Friday, 8 August 2014

123 missing presumed dead in Nepal landslide

The 123 people missing in Saturday’s massive landslide in Sindhupalchok are now considered dead and the search operation has been stopped after Wednesday.

The missing, however, cannot be officially declared dead yet, said the home ministry. The law allows the disappeared to be certified dead only after 12 years from the time of the disappearance.

“The search and rescue team will now focus solely on draining the artificial lake formed by the landslide dam,” said Yadav Prasad Koirala, joint-secretary at the ministry. The team had recovered 33 bodies from the debris before the search was halted. Koirala said that it has become impossible and even dangerous for the team to look for bodies.

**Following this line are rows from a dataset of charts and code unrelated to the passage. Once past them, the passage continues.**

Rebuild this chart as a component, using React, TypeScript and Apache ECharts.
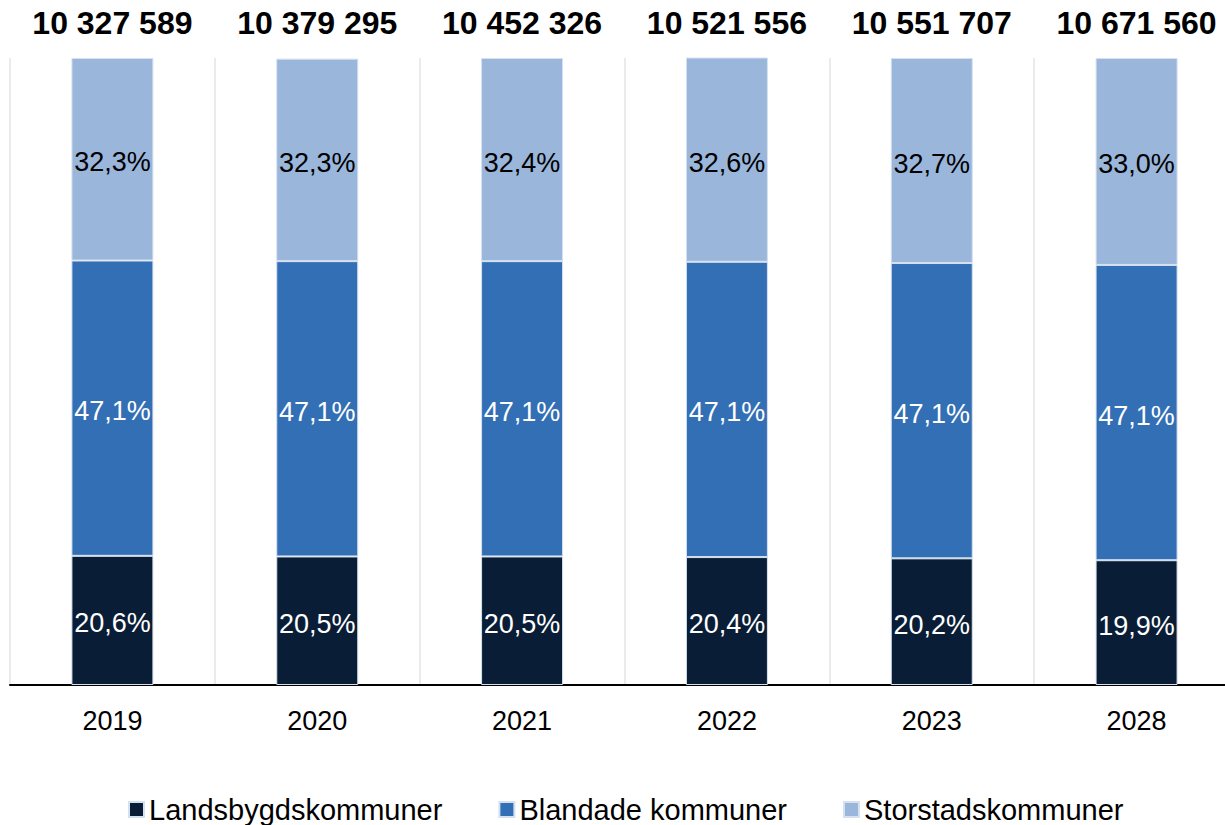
import React, { useEffect, useRef } from "react";
import * as echarts from "echarts";

const years = ["2019", "2020", "2021", "2022", "2023", "2028"];
const totals = [10327589, 10379295, 10452326, 10521556, 10551707, 10671560];
const landsbygd = [20.6, 20.5, 20.5, 20.4, 20.2, 19.9];
const blandade = [47.1, 47.1, 47.1, 47.1, 47.1, 47.1];
const storstad = [32.3, 32.3, 32.4, 32.6, 32.7, 33.0];

const FONT = "'Liberation Sans', Arial, sans-serif";

const fmtPct = (v: number) => v.toFixed(1).replace(".", ",") + "%";
const fmtTotal = (v: number) => String(v).replace(/\B(?=(\d{3})+(?!\d))/g, " ");

export default function App() {
  const ref = useRef<HTMLDivElement>(null);
  useEffect(() => {
    if (!ref.current) return;
    const chart = echarts.init(ref.current, undefined, { renderer: "svg" });
    const border = { borderColor: "#d6e1f0", borderWidth: 1 };
    const pctLabel = (color: string) => ({
      show: true,
      position: "inside",
      color,
      fontSize: 27,
      fontFamily: FONT,
      offset: [0, 3],
      formatter: (p: any) => fmtPct(p.value),
    });
    chart.setOption({
      animation: false,
      textStyle: { fontFamily: FONT },
      grid: { left: 10, right: 0, top: 58, bottom: 140, containLabel: false },
      legend: {
        left: 128,
        top: 795,
        padding: 0,
        icon: "rect",
        itemWidth: 15,
        itemHeight: 15,
        itemGap: 56,
        textStyle: { fontSize: 29, color: "#000", fontFamily: FONT },
        data: ["Landsbygdskommuner", "Blandade kommuner", "Storstadskommuner"],
      },
      xAxis: [
        {
          type: "category",
          data: years,
          axisLine: { lineStyle: { color: "#000", width: 2 } },
          axisTick: { show: false },
          axisLabel: { fontSize: 27, color: "#000", margin: 22, fontFamily: FONT, interval: 0 },
          splitLine: { show: true, interval: 0, lineStyle: { color: "#ebebeb", width: 2 } },
        },
        {
          type: "category",
          position: "top",
          data: totals.map(fmtTotal),
          axisLine: { show: false },
          axisTick: { show: false },
          splitLine: { show: false },
          axisLabel: {
            interval: 0,
            hideOverlap: false,
            fontSize: 32,
            fontWeight: "bold",
            color: "#000",
            margin: 19,
            fontFamily: FONT,
          },
        },
      ],
      yAxis: {
        type: "value",
        min: 0,
        max: 100,
        show: false,
        splitLine: { show: false },
      },
      series: [
        {
          name: "Landsbygdskommuner",
          type: "bar",
          stack: "total",
          barWidth: 82,
          data: landsbygd,
          itemStyle: { color: "#091e36", ...border },
          label: pctLabel("#fff"),
        },
        {
          name: "Blandade kommuner",
          type: "bar",
          stack: "total",
          barWidth: 82,
          data: blandade,
          itemStyle: { color: "#336fb4", ...border },
          label: pctLabel("#fff"),
        },
        {
          name: "Storstadskommuner",
          type: "bar",
          stack: "total",
          barWidth: 82,
          data: storstad,
          itemStyle: { color: "#9ab6db", ...border },
          label: pctLabel("#000"),
        },
      ],
    });
    return () => chart.dispose();
  }, []);
  return (
    <div style={{ position: "absolute", left: 0, top: 0, width: 1225, height: 825, overflow: "hidden" }}>
      <div ref={ref} style={{ width: 1239, height: 825 }} />
    </div>
  );
}
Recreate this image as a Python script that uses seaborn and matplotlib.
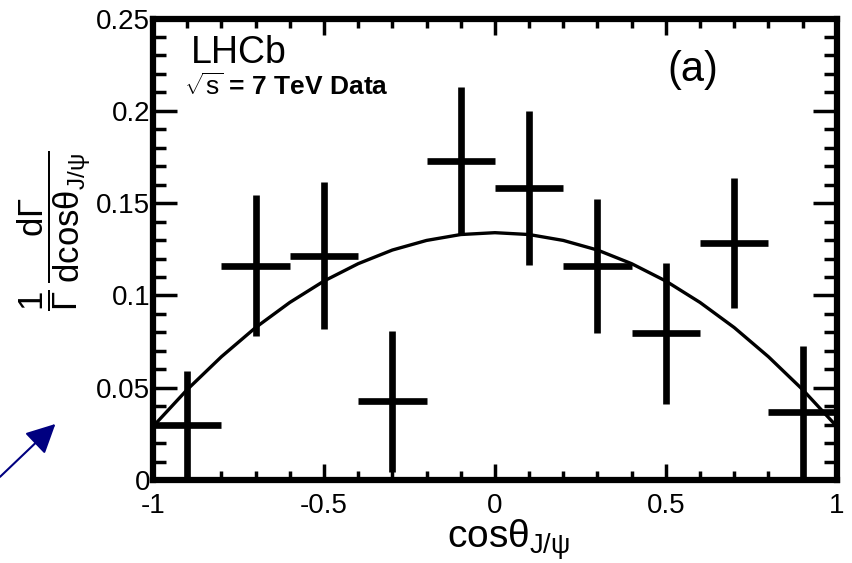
import numpy as np
import pandas as pd
import matplotlib
matplotlib.use('Agg')
import matplotlib.pyplot as plt
import seaborn as sns
from matplotlib.ticker import MultipleLocator

# data points (bin centres, values, errors)
cos_bins = [-0.9, -0.7, -0.5, -0.3, -0.1, 0.1, 0.3, 0.5, 0.7, 0.9]
dist_vals = [0.0297, 0.1161, 0.1215, 0.0427, 0.1728, 0.1582, 0.1160, 0.0794, 0.1285, 0.0367]
dist_errs = [0.0292, 0.0383, 0.0399, 0.0383, 0.0399, 0.0416, 0.0363, 0.0383, 0.0351, 0.0360]
bin_half = 0.1

# fit curve
curve_x = [-1.0, -0.9, -0.8, -0.7, -0.6, -0.5, -0.4, -0.3, -0.2, -0.1, 0.0,
           0.1, 0.2, 0.3, 0.4, 0.5, 0.6, 0.7, 0.8, 0.9, 1.0]
curve_y = [0.0290, 0.0490, 0.0668, 0.0826, 0.0962, 0.1078, 0.1172, 0.1246, 0.1298, 0.1330, 0.1340,
           0.1330, 0.1298, 0.1246, 0.1172, 0.1078, 0.0962, 0.0826, 0.0668, 0.0490, 0.0290]

xtick_vals = [-1, -0.5, 0, 0.5, 1]
xtick_labels = ['-1', '-0.5', '0', '0.5', '1']
ytick_vals = [0, 0.05, 0.1, 0.15, 0.2, 0.25]
ytick_labels = ['0', '0.05', '0.1', '0.15', '0.2', '0.25']

sns.set_theme(style='ticks')
plt.rcParams['font.family'] = ['Liberation Sans', 'DejaVu Sans']
plt.rcParams['mathtext.fontset'] = 'custom'
plt.rcParams['mathtext.rm'] = 'Liberation Sans'
plt.rcParams['mathtext.it'] = 'Liberation Sans'
plt.rcParams['mathtext.bf'] = 'Liberation Sans:bold'
for key in ['text.color', 'axes.labelcolor', 'xtick.color', 'ytick.color']:
    plt.rcParams[key] = 'black'

fig = plt.figure(figsize=(8.53, 5.63), dpi=100)
ax = fig.add_axes([0.1794, 0.1474, 0.981 - 0.1794, 0.967 - 0.1474])

curve = pd.DataFrame({'x': curve_x, 'y': curve_y})
sns.lineplot(data=curve, x='x', y='y', ax=ax, color='black', linewidth=2.4)

ax.errorbar(cos_bins, dist_vals, xerr=bin_half, yerr=dist_errs, fmt='none',
            ecolor='black', elinewidth=4.8, capsize=0)

ax.set_xlim(-1, 1)
ax.set_ylim(0, 0.25)
ax.set_xticks(xtick_vals)
ax.set_xticklabels(xtick_labels, fontsize=20)
ax.set_yticks(ytick_vals)
ax.set_yticklabels(ytick_labels, fontsize=20, va='center_baseline')
ax.xaxis.set_minor_locator(MultipleLocator(0.1))
ax.yaxis.set_minor_locator(MultipleLocator(0.01))

for s in ax.spines.values():
    s.set_linewidth(4.5)
    s.set_color('black')

ax.tick_params(axis='both', which='both', direction='in', top=True, right=True,
               width=2.5, color='black')
ax.tick_params(axis='x', which='major', length=11.5, pad=9)
ax.tick_params(axis='x', which='minor', length=6.5)
ax.tick_params(axis='y', which='major', length=17, pad=2)
ax.tick_params(axis='y', which='minor', length=9.4)

ax.set_xlabel(r'$\mathrm{cos}\theta_{J/\psi}$', fontsize=28)
ax.xaxis.set_label_coords(0.52, -0.08)
ax.set_ylabel(r'$\dfrac{1}{\Gamma}\,\dfrac{d\Gamma}{d\mathrm{cos}\theta_{J/\psi}}$', fontsize=25)
ax.yaxis.set_label_coords(-0.088, 0.54)

ax.text(0.055, 0.903, 'LHCb', transform=ax.transAxes, fontsize=27)
ax.text(0.045, 0.834, r'$\sqrt{s}$ = 7 TeV Data', transform=ax.transAxes,
        fontsize=19, fontweight='bold')
ax.text(0.79, 0.888, '(a)', transform=ax.transAxes, fontsize=30,
        ha='center', va='center')

ax.annotate('', xy=(0.065, 0.247), xytext=(0.0, 0.153),
            xycoords='figure fraction', textcoords='figure fraction',
            arrowprops=dict(arrowstyle='-|>', color='#000080', lw=1.5,
                            mutation_scale=45, shrinkA=0, shrinkB=0))

fig.savefig('out.png', dpi=100)
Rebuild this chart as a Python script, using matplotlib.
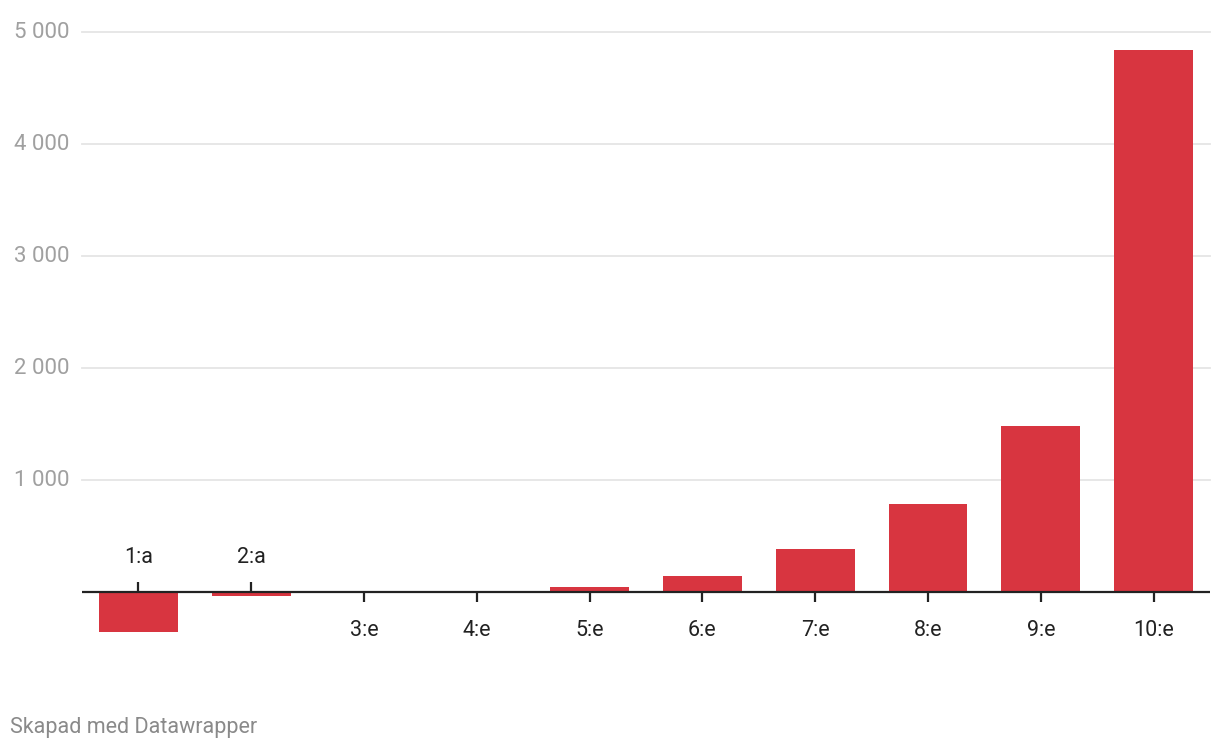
import matplotlib
matplotlib.use("Agg")
import matplotlib.pyplot as plt
import numpy as np

categories = ["1:a", "2:a", "3:e", "4:e", "5:e", "6:e", "7:e", "8:e", "9:e", "10:e"]
values = [-354, -36, 1, 2, 42, 146, 387, 789, 1485, 4837]
yticks = [1000, 2000, 3000, 4000, 5000]
ytick_labels = ["1 000", "2 000", "3 000", "4 000", "5 000"]

plt.rcParams['font.family'] = ['Roboto', 'DejaVu Sans']

fig = plt.figure(figsize=(12.2, 7.52), dpi=100)
ax = fig.add_axes([82/1220, (752-648)/752, (1210-82)/1220, (648-32)/752])
ax.set_xlim(-0.5, len(categories) - 0.5)
ax.set_ylim(-500, 5000)
ax.axis('off')

x = np.arange(len(categories))
for t, lab in zip(yticks, ytick_labels):
    ax.axhline(t, color='#e5e5e5', lw=1.3, zorder=0, clip_on=False)
    ax.annotate(lab, xy=(0, t), xycoords=('axes fraction', 'data'),
                xytext=(-9, 0), textcoords='offset points', ha='right', va='center',
                fontsize=16, color='#a0a0a0')

ax.bar(x, values, width=0.7, color='#d83540', zorder=2)
ax.axhline(0, color='#222222', lw=1.6, zorder=3)

for i, (c, v) in enumerate(zip(categories, values)):
    if v < 0:
        ax.plot([i], [0], marker=[(0, 0), (0, 1)], markersize=14, mew=1.6, color='#222222', zorder=3)
        ax.annotate(c, xy=(i, 0), xytext=(0, 25), textcoords='offset points',
                    ha='center', va='center', fontsize=15.5, color='#222222')
    else:
        ax.plot([i], [0], marker=[(0, 0), (0, -1)], markersize=14, mew=1.6, color='#222222', zorder=3)
        ax.annotate(c, xy=(i, 0), xytext=(0, -28), textcoords='offset points',
                    ha='center', va='center', fontsize=15.5, color='#222222')

fig.text(10/1220, 1 - 728/752, "Skapad med Datawrapper", ha='left', va='center',
         fontsize=15.5, color='#8a8a8a')

fig.savefig("out.png", dpi=100)
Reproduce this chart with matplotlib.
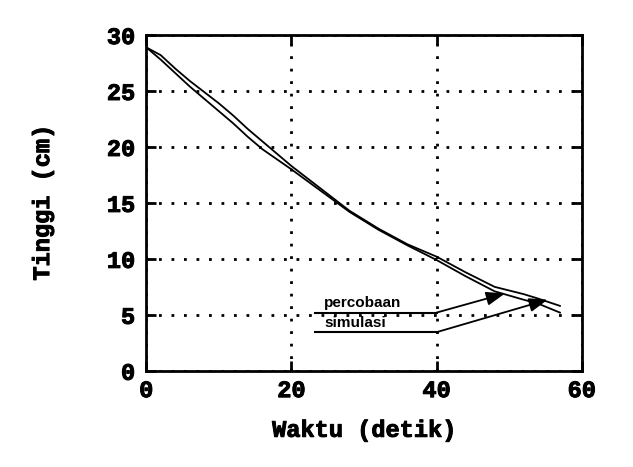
import matplotlib.pyplot as plt
import matplotlib.patheffects as pe

# waktu (detik) dan tinggi (cm)
t = [0, 2, 4, 6, 8, 10, 12, 14, 16, 18, 20, 24, 28, 32, 36, 40, 44, 48, 52, 54, 57]
h_atas = [28.9, 28.2, 27.0, 25.9, 24.9, 23.9, 22.8, 21.6, 20.5, 19.4, 18.3,
          16.3, 14.3, 12.7, 11.3, 10.2, 8.8, 7.5, 6.85, 6.45, 5.8]
h_bawah = [28.9, 27.8, 26.6, 25.4, 24.3, 23.2, 22.1, 20.9, 19.8, 18.9, 18.0,
           16.1, 14.2, 12.6, 11.2, 9.9, 8.45, 7.1, 6.35, 6.0, 5.2]

xticks = [0, 20, 40, 60]
yticks = [0, 5, 10, 15, 20, 25, 30]

# keterangan: teks, awal garis, sudut, ujung panah
label = ['percobaan', 'simulasi']
garis_x0 = [23.2, 23.2]
garis_y = [5.2, 3.45]
sudut_x = [40, 40]
ujung = [(49.4, 6.9), (55.3, 6.35)]

mono = 'Liberation Mono'
tebal = [pe.withStroke(linewidth=0.7, foreground='black')]

fig = plt.figure(figsize=(6.33, 4.67), dpi=100)
ax = fig.add_axes([0.231, 0.206, 0.688, 0.719])

ax.plot(t, h_atas, color='black', lw=1.3)
ax.plot(t, h_bawah, color='black', lw=1.3)

for i in range(len(label)):
    ax.plot([garis_x0[i], sudut_x[i]], [garis_y[i], garis_y[i]], color='black', lw=1.5)
    ax.annotate('', xy=ujung[i], xytext=(sudut_x[i], garis_y[i]),
                arrowprops=dict(arrowstyle='-|>,head_length=0.8,head_width=0.3',
                                color='black', lw=1.3, shrinkA=0, shrinkB=0,
                                mutation_scale=14))
    ax.text(garis_x0[i] + 1.3, garis_y[i] + 0.2, label[i], fontsize=11,
            fontweight='bold', family='Liberation Sans', va='bottom', ha='left')

ax.set_xlim(0, 60)
ax.set_ylim(0, 30)
ax.set_xticks(xticks)
ax.set_yticks(yticks)
ax.set_xticklabels([str(v) for v in xticks], family=mono, fontweight='bold',
                   fontsize=17, path_effects=tebal)
ax.set_yticklabels([str(v) for v in yticks], family=mono, fontweight='bold',
                   fontsize=17, path_effects=tebal)
ax.tick_params(direction='in', length=7, width=2, top=True, right=True, pad=8)
ax.tick_params(axis='x', pad=6)

ax.grid(True, color='black', linestyle=(0, (1, 3.5)), lw=2)
for s in ax.spines.values():
    s.set_linewidth(2)

ax.set_xlabel('Waktu (detik)', family=mono, fontweight='bold', fontsize=17,
              labelpad=12, path_effects=tebal)
ax.set_ylabel('Tinggi (cm)', family=mono, fontweight='bold', fontsize=17,
              labelpad=38, path_effects=tebal)

fig.savefig('out.png', dpi=100)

“The families of those presumed dead have begun receiving 40,000 Nepalese rupees (US$406.30) per dead,” said chief district officer of Sindhupalchok Gopal Parajuli. A Nepal Army team has been trying to drain the lake for the last five days. But its plan to explode a section of the dam to widen the channel created on Saturday failed for the second consecutive day.

According to the Army, the water has been flowing into the lake at the rate of 190 cubic feet per second and is flowing out at 210 cusec. A reading on Wednesday showed that the water level of the dammed lake has been reduced by 51 cm, said Jagdish Chandra Pokharel, NA spokesperson.

The Army and disaster experts, however, are unsure what the reduction means in terms of a possible outburst. No one has information on the exact depth and volume of the lake and the strength of the dam. “To the naked eye, the volume of water on the lake seems constant,” said Dhruba Devkota, a humanitarian programme coordinator at Save the Children, an international organisation, involved in providing immediate relief to the victims. Devkota was on the site of the disaster on Wednesday.

“The dam looks strong,” he said. “But there is a new danger to upstream localities from back flooding because we can see the landmass on the hill splitting again. Another landslide could occur at the same site.” According to the ministry, the last three months alone have seen landslides and flood affect ten districts, including Sindhupalchok.

Kathmandu-based International Centre for Integrated Mountain Development (ICIMOD) evaluation report says that 1.9 kilometer long slope of land percehed 1350 meters above the Sunkoshi River.

The administration evacuated nearly 5000 people living across the banks of the Sunkoshi River. They have been shifted to higher grounds. Sindhupalchowk is 120 km (75 miles) east of Kathmandu.

Landslides are common in Nepal during the June-September monsoon season. These landslides and flooding generally claims life dozens of people die every year. According to government records, since 1967, Nepal has experience over 14 large landslides. The landslide of May 2012 killed at least 26 people when it blocked the Seti River in northwestern Nepal.

Some massive floods and landslides have been experienced by the Sunkoshi Valley in 1982, 1987, and 1996.